Their success continued across film festivals in Europe, but the filmmakers encountered a plot twist after a virtual film festival in Spain was hacked. As a result, Skinamarink was leaked.

“We were really worried at first because we thought that would jeopardize the broadcast deal we had with AMC Networks and Shudder, which no one had known about at that point other than me and [Ball] and the distributor and AMC,” said Rotea.

Ball and Rotea were left wondering how their film made its way into Rolling Stone Brazil – twice. At the time, Skinamarink only had English language distribution agreements in place.
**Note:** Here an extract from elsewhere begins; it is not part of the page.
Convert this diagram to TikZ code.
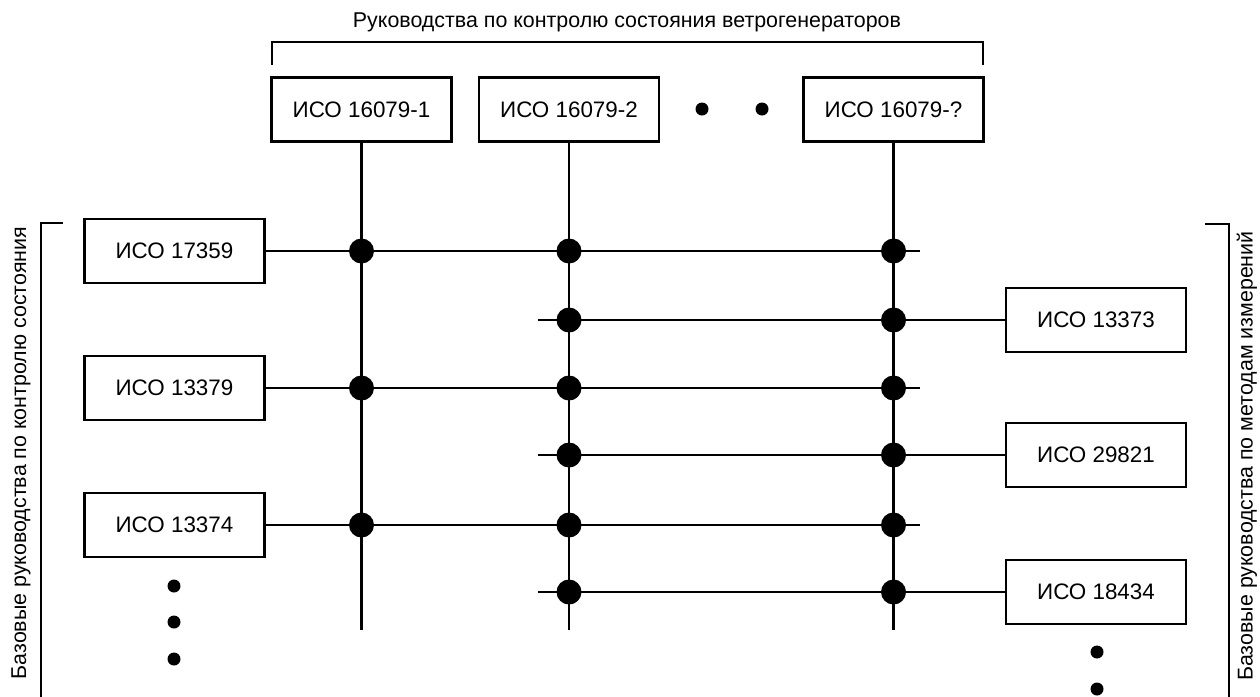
\documentclass[tikz,border=0pt]{standalone}
\usepackage{fontspec}
\setmainfont{Liberation Sans}

\begin{document}
\begin{tikzpicture}[x=0.5pt, y=-0.5pt, line width=1.4pt,
    every node/.style={font=\fontsize{11.2}{13}\selectfont},
    isobox/.style={draw, rectangle, minimum width=90pt, minimum height=32pt, inner sep=0pt},
    joint/.style={circle, fill=black, inner sep=0pt, minimum size=12.5pt},
    smalldot/.style={circle, fill=black, inner sep=0pt, minimum size=6.5pt},
    bracket/.style={line width=0.7pt},
    caption/.style={font=\fontsize{10.7}{12}\selectfont, inner sep=0pt}]
    \useasboundingbox (0,0) rectangle (1260,697);

    % top: wind turbine guides
    \node (head) at (627,22) [caption] {Руководства по контролю состояния ветрогенераторов};
    \coordinate (ha) at (272,65);
    \coordinate (hb) at (272,42);
    \coordinate (hc) at (983,42);
    \coordinate (hd) at (983,65);
    \draw[bracket] (ha) -- (hb) -- (hc) -- (hd);

    \node (t1) at (361.5,109.5) [isobox] {ИСО 16079-1};
    \node (t2) at (569,109.5) [isobox] {ИСО 16079-2};
    \node (t3) at (893.5,109.5) [isobox] {ИСО 16079-?};
    \node (td1) at (702,109) [smalldot] {};
    \node (td2) at (762,109) [smalldot] {};

    \coordinate (v1) at (361.5,630);
    \coordinate (v2) at (569,630);
    \coordinate (v3) at (893.5,630);
    \draw (t1) -- (v1);
    \draw (t2) -- (v2);
    \draw (t3) -- (v3);

    % left: condition monitoring guides
    \node (lcap) at (21,453) [caption, rotate=90] {Базовые руководства по контролю состояния};
    \coordinate (la) at (63,223);
    \coordinate (lb) at (41,223);
    \coordinate (lc) at (41,697);
    \draw[bracket] (la) -- (lb) -- (lc);

    \node (l1) at (174.5,251) [isobox] {ИСО 17359};
    \node (j11) at (361.5,251) [joint] {};
    \node (j12) at (569,251) [joint] {};
    \node (j13) at (893.5,251) [joint] {};
    \coordinate (s1) at (920,251);
    \draw (l1) -- (s1);

    \node (l2) at (174.5,388) [isobox] {ИСО 13379};
    \node (j31) at (361.5,388) [joint] {};
    \node (j32) at (569,388) [joint] {};
    \node (j33) at (893.5,388) [joint] {};
    \coordinate (s3) at (920,388);
    \draw (l2) -- (s3);

    \node (l3) at (174.5,525) [isobox] {ИСО 13374};
    \node (j51) at (361.5,525) [joint] {};
    \node (j52) at (569,525) [joint] {};
    \node (j53) at (893.5,525) [joint] {};
    \coordinate (s5) at (920,525);
    \draw (l3) -- (s5);

    \node (ld1) at (174,586) [smalldot] {};
    \node (ld2) at (174,622) [smalldot] {};
    \node (ld3) at (174,659) [smalldot] {};

    % right: measurement method guides
    \node (rcap) at (1247,456) [caption, rotate=90] {Базовые руководства по методам измерений};
    \coordinate (ra) at (1205,224);
    \coordinate (rb) at (1229,224);
    \coordinate (rc) at (1229,697);
    \draw[bracket] (ra) -- (rb) -- (rc);

    \node (r1) at (1096,320) [isobox] {ИСО 13373};
    \node (j22) at (569,320) [joint] {};
    \node (j23) at (893.5,320) [joint] {};
    \coordinate (s2) at (538,320);
    \draw (s2) -- (r1);

    \node (r2) at (1096,455) [isobox] {ИСО 29821};
    \node (j42) at (569,455) [joint] {};
    \node (j43) at (893.5,455) [joint] {};
    \coordinate (s4) at (538,455);
    \draw (s4) -- (r2);

    \node (r3) at (1096,592) [isobox] {ИСО 18434};
    \node (j62) at (569,592) [joint] {};
    \node (j63) at (893.5,592) [joint] {};
    \coordinate (s6) at (538,592);
    \draw (s6) -- (r3);

    \node (rd1) at (1097,652) [smalldot] {};
    \node (rd2) at (1097,689) [smalldot] {};
  \end{tikzpicture}
\end{document}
“It’s kind of become a global phenomenon because someone from Portugal took the pirated copy and added Portuguese subtitles – what they call a fansub. Then they uploaded it, and it spread like wildfire in the Portuguese speaking world.” 

According to Rotea, piracy was the unlikely underdog behind the film’s worldwide popularity and the catalyst for AMC Networks to push for a limited theatrical release of Skinamarink.

“The Tik Tok generation … really helped with promoting and marketing the film because we’re beginning to hear reports that people are proclaiming this as the Blair Witch or Paranormal Activity of [Gen Z],” said Rotea. “We’re very honoured because those are films that people know about, and they’re classic films.”

“[It’s] not often you have an Edmonton-made independent film that costs less than $15,000 showing in so many theatres … you can actually go and watch Skinamarink in almost a dozen theatres in New York City alone,” said Rotea. He explained his recent experience seeing Skinamarink’s movie poster at a theatre in New York. “Right beside it was the poster for Christopher Nolan’s Oppenheimer film and then the other poster was Margot Robbie’s Barbie film, and then Skinamarink.”

“It’s pretty crazy, this was all science fiction to us a year ago,” said Rotea.

Skinamarink premiered to a sold-out hometown crowd at the Garneau Theatre on Friday, Jan. 13. Now, the hashtag #Skinamarink has 25.5 million views on TikTok, and the Edmonton-based film can be seen in media outlets like Variety, Bloody Disgusting, Los Angeles Times and IndieWire. 

“It was truly a community of people that brought Skinamarink to life. Everyone from the crowdfunders, to other NAIT graduates, to other filmmakers, and of course countless fans on TikTok and social media, and now, the Hollywood media and local media,” said Rotea. 

He shared sentiments from Ball that he believed NAIT students should hear:

“Always stay true to yourself, always try to fulfill your dreams. You don’t need the most expensive cameras, you don’t need big-name, well-established actors, you don’t need the fastest MacBook Pro … you don’t need a big budget. If you’re making a horror movie, your best currency is your friends and family, especially like-minded filmmakers.”

Fans can expect to see Skinamarink’s widespread release on the horror streaming service Shudder later this year. Until then, NAIT students can check out Ball’s YouTube channel, Bitesized Nightmares.